- **TASK DESCRIPTION**
A faithful transcription of all the data is required.

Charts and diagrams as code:
========================

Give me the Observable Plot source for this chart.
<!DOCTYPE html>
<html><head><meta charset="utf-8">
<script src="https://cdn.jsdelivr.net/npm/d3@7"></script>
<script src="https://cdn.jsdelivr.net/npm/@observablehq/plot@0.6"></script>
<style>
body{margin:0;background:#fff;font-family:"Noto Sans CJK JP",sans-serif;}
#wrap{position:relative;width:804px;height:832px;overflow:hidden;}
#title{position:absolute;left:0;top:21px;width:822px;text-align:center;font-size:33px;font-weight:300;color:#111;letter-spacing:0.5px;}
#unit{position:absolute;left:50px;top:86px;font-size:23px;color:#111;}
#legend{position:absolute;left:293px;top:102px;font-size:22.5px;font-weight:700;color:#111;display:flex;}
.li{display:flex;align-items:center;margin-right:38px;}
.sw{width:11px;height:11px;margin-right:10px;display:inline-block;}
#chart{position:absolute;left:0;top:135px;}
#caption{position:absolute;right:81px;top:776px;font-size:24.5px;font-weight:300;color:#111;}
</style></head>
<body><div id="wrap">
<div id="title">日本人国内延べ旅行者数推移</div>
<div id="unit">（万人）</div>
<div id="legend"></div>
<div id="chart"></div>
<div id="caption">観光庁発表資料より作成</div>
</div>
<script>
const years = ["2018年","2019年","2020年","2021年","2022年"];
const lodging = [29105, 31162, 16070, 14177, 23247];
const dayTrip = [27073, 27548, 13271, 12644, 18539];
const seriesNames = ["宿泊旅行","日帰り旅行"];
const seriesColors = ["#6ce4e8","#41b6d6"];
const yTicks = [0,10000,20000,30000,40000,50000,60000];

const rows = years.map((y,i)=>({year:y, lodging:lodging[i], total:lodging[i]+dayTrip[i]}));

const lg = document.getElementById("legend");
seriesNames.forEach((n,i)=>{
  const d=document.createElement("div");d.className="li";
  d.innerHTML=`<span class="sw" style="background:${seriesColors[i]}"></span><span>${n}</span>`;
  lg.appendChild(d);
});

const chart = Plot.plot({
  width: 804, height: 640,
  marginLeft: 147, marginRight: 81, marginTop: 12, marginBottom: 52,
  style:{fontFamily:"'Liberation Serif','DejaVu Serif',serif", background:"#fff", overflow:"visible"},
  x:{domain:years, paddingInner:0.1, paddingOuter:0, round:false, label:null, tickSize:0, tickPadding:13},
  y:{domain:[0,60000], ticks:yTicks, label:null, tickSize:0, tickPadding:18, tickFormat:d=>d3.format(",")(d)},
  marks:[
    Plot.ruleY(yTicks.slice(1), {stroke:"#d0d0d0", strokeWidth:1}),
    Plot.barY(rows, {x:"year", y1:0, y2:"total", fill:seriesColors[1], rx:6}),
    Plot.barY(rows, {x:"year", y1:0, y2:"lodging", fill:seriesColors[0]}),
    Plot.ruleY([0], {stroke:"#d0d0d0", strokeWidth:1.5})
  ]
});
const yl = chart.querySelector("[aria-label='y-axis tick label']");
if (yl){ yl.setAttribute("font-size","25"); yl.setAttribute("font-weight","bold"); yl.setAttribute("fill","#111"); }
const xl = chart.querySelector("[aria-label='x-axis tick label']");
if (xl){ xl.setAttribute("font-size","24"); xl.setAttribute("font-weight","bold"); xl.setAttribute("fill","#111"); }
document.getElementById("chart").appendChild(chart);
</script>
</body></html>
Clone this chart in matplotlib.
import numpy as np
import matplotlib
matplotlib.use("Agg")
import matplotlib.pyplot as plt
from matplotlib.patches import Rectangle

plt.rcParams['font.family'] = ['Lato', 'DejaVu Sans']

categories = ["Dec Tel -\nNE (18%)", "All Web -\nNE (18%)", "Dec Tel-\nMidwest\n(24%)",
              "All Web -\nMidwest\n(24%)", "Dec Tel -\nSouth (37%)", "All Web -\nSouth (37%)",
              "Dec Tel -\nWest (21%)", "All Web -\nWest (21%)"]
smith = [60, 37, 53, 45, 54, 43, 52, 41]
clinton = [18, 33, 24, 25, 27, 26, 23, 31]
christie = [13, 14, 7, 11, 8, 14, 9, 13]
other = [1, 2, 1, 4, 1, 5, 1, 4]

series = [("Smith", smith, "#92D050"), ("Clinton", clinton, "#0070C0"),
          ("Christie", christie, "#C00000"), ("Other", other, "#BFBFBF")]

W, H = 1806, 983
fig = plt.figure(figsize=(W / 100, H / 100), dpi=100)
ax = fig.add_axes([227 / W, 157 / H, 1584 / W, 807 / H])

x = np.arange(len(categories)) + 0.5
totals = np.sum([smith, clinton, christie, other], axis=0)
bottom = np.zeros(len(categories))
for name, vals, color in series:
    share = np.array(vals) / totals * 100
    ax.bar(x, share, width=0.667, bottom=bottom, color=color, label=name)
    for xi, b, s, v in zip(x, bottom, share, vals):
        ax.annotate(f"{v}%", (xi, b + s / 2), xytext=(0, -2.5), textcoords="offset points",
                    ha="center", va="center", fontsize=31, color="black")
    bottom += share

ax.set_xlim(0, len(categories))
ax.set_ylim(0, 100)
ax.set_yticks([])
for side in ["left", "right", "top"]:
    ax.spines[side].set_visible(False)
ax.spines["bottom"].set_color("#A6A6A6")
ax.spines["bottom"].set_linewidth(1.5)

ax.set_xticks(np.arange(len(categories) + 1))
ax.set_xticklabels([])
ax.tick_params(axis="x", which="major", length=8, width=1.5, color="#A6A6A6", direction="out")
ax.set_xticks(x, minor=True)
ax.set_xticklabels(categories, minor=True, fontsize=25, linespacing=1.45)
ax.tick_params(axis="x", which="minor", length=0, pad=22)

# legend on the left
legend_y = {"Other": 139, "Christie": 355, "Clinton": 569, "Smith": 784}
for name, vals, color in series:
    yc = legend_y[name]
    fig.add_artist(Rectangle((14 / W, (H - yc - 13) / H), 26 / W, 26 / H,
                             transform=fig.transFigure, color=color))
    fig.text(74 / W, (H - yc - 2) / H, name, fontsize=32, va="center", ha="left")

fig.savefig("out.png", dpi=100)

========================

- **REPLY TO THE TASK**
Give me the Observable Plot source for this chart.
<!DOCTYPE html>
<html><head><meta charset="utf-8">
<script src="https://cdn.jsdelivr.net/npm/d3@7"></script>
<script src="https://cdn.jsdelivr.net/npm/@observablehq/plot@0.6"></script>
<style>
body{margin:0;background:#fff;font-family:"Noto Sans CJK JP",sans-serif;}
#wrap{position:relative;width:804px;height:832px;overflow:hidden;}
#title{position:absolute;left:0;top:21px;width:822px;text-align:center;font-size:33px;font-weight:300;color:#111;letter-spacing:0.5px;}
#unit{position:absolute;left:50px;top:86px;font-size:23px;color:#111;}
#legend{position:absolute;left:293px;top:102px;font-size:22.5px;font-weight:700;color:#111;display:flex;}
.li{display:flex;align-items:center;margin-right:38px;}
.sw{width:11px;height:11px;margin-right:10px;display:inline-block;}
#chart{position:absolute;left:0;top:135px;}
#caption{position:absolute;right:81px;top:776px;font-size:24.5px;font-weight:300;color:#111;}
</style></head>
<body><div id="wrap">
<div id="title">日本人国内延べ旅行者数推移</div>
<div id="unit">（万人）</div>
<div id="legend"></div>
<div id="chart"></div>
<div id="caption">観光庁発表資料より作成</div>
</div>
<script>
const years = ["2018年","2019年","2020年","2021年","2022年"];
const lodging = [29105, 31162, 16070, 14177, 23247];
const dayTrip = [27073, 27548, 13271, 12644, 18539];
const seriesNames = ["宿泊旅行","日帰り旅行"];
const seriesColors = ["#6ce4e8","#41b6d6"];
const yTicks = [0,10000,20000,30000,40000,50000,60000];

const rows = years.map((y,i)=>({year:y, lodging:lodging[i], total:lodging[i]+dayTrip[i]}));

const lg = document.getElementById("legend");
seriesNames.forEach((n,i)=>{
  const d=document.createElement("div");d.className="li";
  d.innerHTML=`<span class="sw" style="background:${seriesColors[i]}"></span><span>${n}</span>`;
  lg.appendChild(d);
});

const chart = Plot.plot({
  width: 804, height: 640,
  marginLeft: 147, marginRight: 81, marginTop: 12, marginBottom: 52,
  style:{fontFamily:"'Liberation Serif','DejaVu Serif',serif", background:"#fff", overflow:"visible"},
  x:{domain:years, paddingInner:0.1, paddingOuter:0, round:false, label:null, tickSize:0, tickPadding:13},
  y:{domain:[0,60000], ticks:yTicks, label:null, tickSize:0, tickPadding:18, tickFormat:d=>d3.format(",")(d)},
  marks:[
    Plot.ruleY(yTicks.slice(1), {stroke:"#d0d0d0", strokeWidth:1}),
    Plot.barY(rows, {x:"year", y1:0, y2:"total", fill:seriesColors[1], rx:6}),
    Plot.barY(rows, {x:"year", y1:0, y2:"lodging", fill:seriesColors[0]}),
    Plot.ruleY([0], {stroke:"#d0d0d0", strokeWidth:1.5})
  ]
});
const yl = chart.querySelector("[aria-label='y-axis tick label']");
if (yl){ yl.setAttribute("font-size","25"); yl.setAttribute("font-weight","bold"); yl.setAttribute("fill","#111"); }
const xl = chart.querySelector("[aria-label='x-axis tick label']");
if (xl){ xl.setAttribute("font-size","24"); xl.setAttribute("font-weight","bold"); xl.setAttribute("fill","#111"); }
document.getElementById("chart").appendChild(chart);
</script>
</body></html>
Clone this chart in matplotlib.
import numpy as np
import matplotlib
matplotlib.use("Agg")
import matplotlib.pyplot as plt
from matplotlib.patches import Rectangle

plt.rcParams['font.family'] = ['Lato', 'DejaVu Sans']

categories = ["Dec Tel -\nNE (18%)", "All Web -\nNE (18%)", "Dec Tel-\nMidwest\n(24%)",
              "All Web -\nMidwest\n(24%)", "Dec Tel -\nSouth (37%)", "All Web -\nSouth (37%)",
              "Dec Tel -\nWest (21%)", "All Web -\nWest (21%)"]
smith = [60, 37, 53, 45, 54, 43, 52, 41]
clinton = [18, 33, 24, 25, 27, 26, 23, 31]
christie = [13, 14, 7, 11, 8, 14, 9, 13]
other = [1, 2, 1, 4, 1, 5, 1, 4]

series = [("Smith", smith, "#92D050"), ("Clinton", clinton, "#0070C0"),
          ("Christie", christie, "#C00000"), ("Other", other, "#BFBFBF")]

W, H = 1806, 983
fig = plt.figure(figsize=(W / 100, H / 100), dpi=100)
ax = fig.add_axes([227 / W, 157 / H, 1584 / W, 807 / H])

x = np.arange(len(categories)) + 0.5
totals = np.sum([smith, clinton, christie, other], axis=0)
bottom = np.zeros(len(categories))
for name, vals, color in series:
    share = np.array(vals) / totals * 100
    ax.bar(x, share, width=0.667, bottom=bottom, color=color, label=name)
    for xi, b, s, v in zip(x, bottom, share, vals):
        ax.annotate(f"{v}%", (xi, b + s / 2), xytext=(0, -2.5), textcoords="offset points",
                    ha="center", va="center", fontsize=31, color="black")
    bottom += share

ax.set_xlim(0, len(categories))
ax.set_ylim(0, 100)
ax.set_yticks([])
for side in ["left", "right", "top"]:
    ax.spines[side].set_visible(False)
ax.spines["bottom"].set_color("#A6A6A6")
ax.spines["bottom"].set_linewidth(1.5)

ax.set_xticks(np.arange(len(categories) + 1))
ax.set_xticklabels([])
ax.tick_params(axis="x", which="major", length=8, width=1.5, color="#A6A6A6", direction="out")
ax.set_xticks(x, minor=True)
ax.set_xticklabels(categories, minor=True, fontsize=25, linespacing=1.45)
ax.tick_params(axis="x", which="minor", length=0, pad=22)

# legend on the left
legend_y = {"Other": 139, "Christie": 355, "Clinton": 569, "Smith": 784}
for name, vals, color in series:
    yc = legend_y[name]
    fig.add_artist(Rectangle((14 / W, (H - yc - 13) / H), 26 / W, 26 / H,
                             transform=fig.transFigure, color=color))
    fig.text(74 / W, (H - yc - 2) / H, name, fontsize=32, va="center", ha="left")

fig.savefig("out.png", dpi=100)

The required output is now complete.